The Write Stuff: Be Kind. Use Simple Words.
January 2023
Who knew that a bag of granola would carry what might be the most admirable example of branding extant? But there it is, on a BE-KIND product: “Ingredients you can see and pronounce.” It is so persuasive, this trademarked slogan, that you don’t even bother to look at the list of ingredients at all.
They’ve won our hearts and minds just by implying that their competitors fill their cereals and snacks with multisyllabic chemical concoctions that cannot possibly be good for us, even if we could figure out what they are. The company is indicating, also by implication, that BE-KIND wouldn’t stoop to such chicanery.
‘Simple and Direct’
The secret here is that BE-KIND’s language is “simple and direct,” in the words Jacques Barzun used as the title of one of the classic works on the craft of writing. Those are rare qualities in prose today, especially in the world of public policy and advocacy. Our communications are chockablock with jawbreakers borrowed from the sciences. Most of the time we really don’t know what these words mean, and neither do our readers. These words might sound impressive, sort of, but they fail to move us emotionally or to persuade us intellectually. Mostly, they’re a kind of flimflam.

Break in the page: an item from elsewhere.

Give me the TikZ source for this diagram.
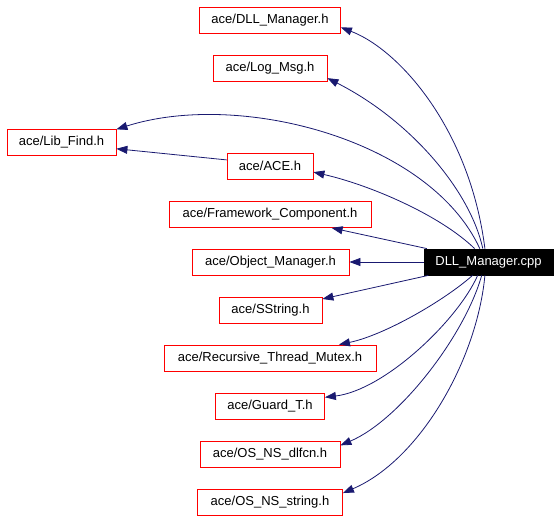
\documentclass[tikz,border=0pt]{standalone}
\usepackage{fontspec}
\setmainfont{Liberation Sans}
\usetikzlibrary{arrows.meta}
\definecolor{edgeblue}{HTML}{191970}

\begin{document}
\begin{tikzpicture}[x=1pt, y=-1pt,
    hdr/.style={draw=red, line width=0.8pt, minimum height=26pt, inner sep=0pt,
        font=\fontsize{13}{15}\selectfont},
    dep/.style={draw=edgeblue, line width=0.8pt, -{Triangle[length=11pt,width=8pt]}}]
    \useasboundingbox (0,0) rectangle (560,520);

    \node[hdr, minimum width=141pt] (dllh) at (270,20) {ace/DLL\_Manager.h};
    \node[hdr, minimum width=114pt] (logmsg) at (270,68) {ace/Log\_Msg.h};
    \node[hdr, minimum width=109pt] (libfind) at (61.5,142) {ace/Lib\_Find.h};
    \node[hdr, minimum width=86pt] (ace) at (270,166) {ace/ACE.h};
    \node[hdr, minimum width=202pt] (fwcomp) at (270,214.5) {ace/Framework\_Component.h};
    \node[hdr, minimum width=157pt] (objmgr) at (270.5,262) {ace/Object\_Manager.h};
    \node[hdr, minimum width=103pt] (sstring) at (270.5,310.5) {ace/SString.h};
    \node[hdr, minimum width=212pt] (rtmutex) at (270,358) {ace/Recursive\_Thread\_Mutex.h};
    \node[hdr, minimum width=109pt] (guard) at (270,406) {ace/Guard\_T.h};
    \node[hdr, minimum width=140pt] (dlfcn) at (270,454) {ace/OS\_NS\_dlfcn.h};
    \node[hdr, minimum width=145pt] (nsstring) at (270,502) {ace/OS\_NS\_string.h};

    \node[hdr, draw=black, fill=black, text=white, minimum width=129pt] (cpp) at (488.5,262) {DLL\_Manager.cpp};

    \draw[dep] (cpp.105) .. controls (470,130) and (400,50) .. (dllh.-6);
    \draw[dep] (cpp.113) .. controls (470,190) and (410,120) .. (logmsg.-10);
    \draw[dep] (cpp.123) .. controls (430,140) and (240,90) .. (libfind.13);
    \draw[dep] (cpp.136) .. controls (440,215) and (370,185) .. (ace.-8);
    \draw[dep] (ace.172) -- (libfind.-7);
    \draw[dep] (cpp) -- (fwcomp);
    \draw[dep] (cpp) -- (objmgr);
    \draw[dep] (cpp) -- (sstring);
    \draw[dep] (cpp.220) .. controls (445,300) and (385,335) .. (rtmutex.11);
    \draw[dep] (cpp.231) .. controls (458,320) and (385,390) .. (guard.9);
    \draw[dep] (cpp.243) .. controls (465,335) and (400,420) .. (dlfcn.7);
    \draw[dep] (cpp.255) .. controls (477,360) and (420,460) .. (nsstring.7);
\end{tikzpicture}
\end{document}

Nowhere is this more apparent than when we write about what we now routinely call the “environment” and, as BE-KIND shows us, the food we eat. (I could have said “consume,” but what we actually do is “eat,” right?)
What does biodiversity really mean? Define geothermal. What is an antioxidant, anyway? Assuming we know what prebiotic and probiotic mean, what’s the difference?
I might not be able to define, much less picture, what a biosphere is, but there are “simple and direct” words that bring a flood of associations, most of them pleasant. I know what streams and rivers are, and I want to keep them clean. I have no trouble calling to mind (and heart!) woods, pastures and meadows, and I know deep down that they should be protected. “Fresh air”? I know what that is, and I want more of it.
None of the current abuse of the language should surprise us in a world where people have become “human resources,” but it is worth being aware of and doing our best to resist.
ANNOYING WORD OF THE MONTH — Intentionality. “Leadership emerges when you build a team with intentionality and a culture that allows team members to thrive.” A member of Forbes’ Coaches Council tells us that, and I wish she hadn’t. I know there might be shades of difference between intentionality and intention, but I’m not sure the difference is great enough 99% of the time to matter. Come to think of it, I’m not sure intention represents any significant improvement over intent. The Forbes writer also suggests a “talent optimization framework,” but maybe we’ll save that for another occasion.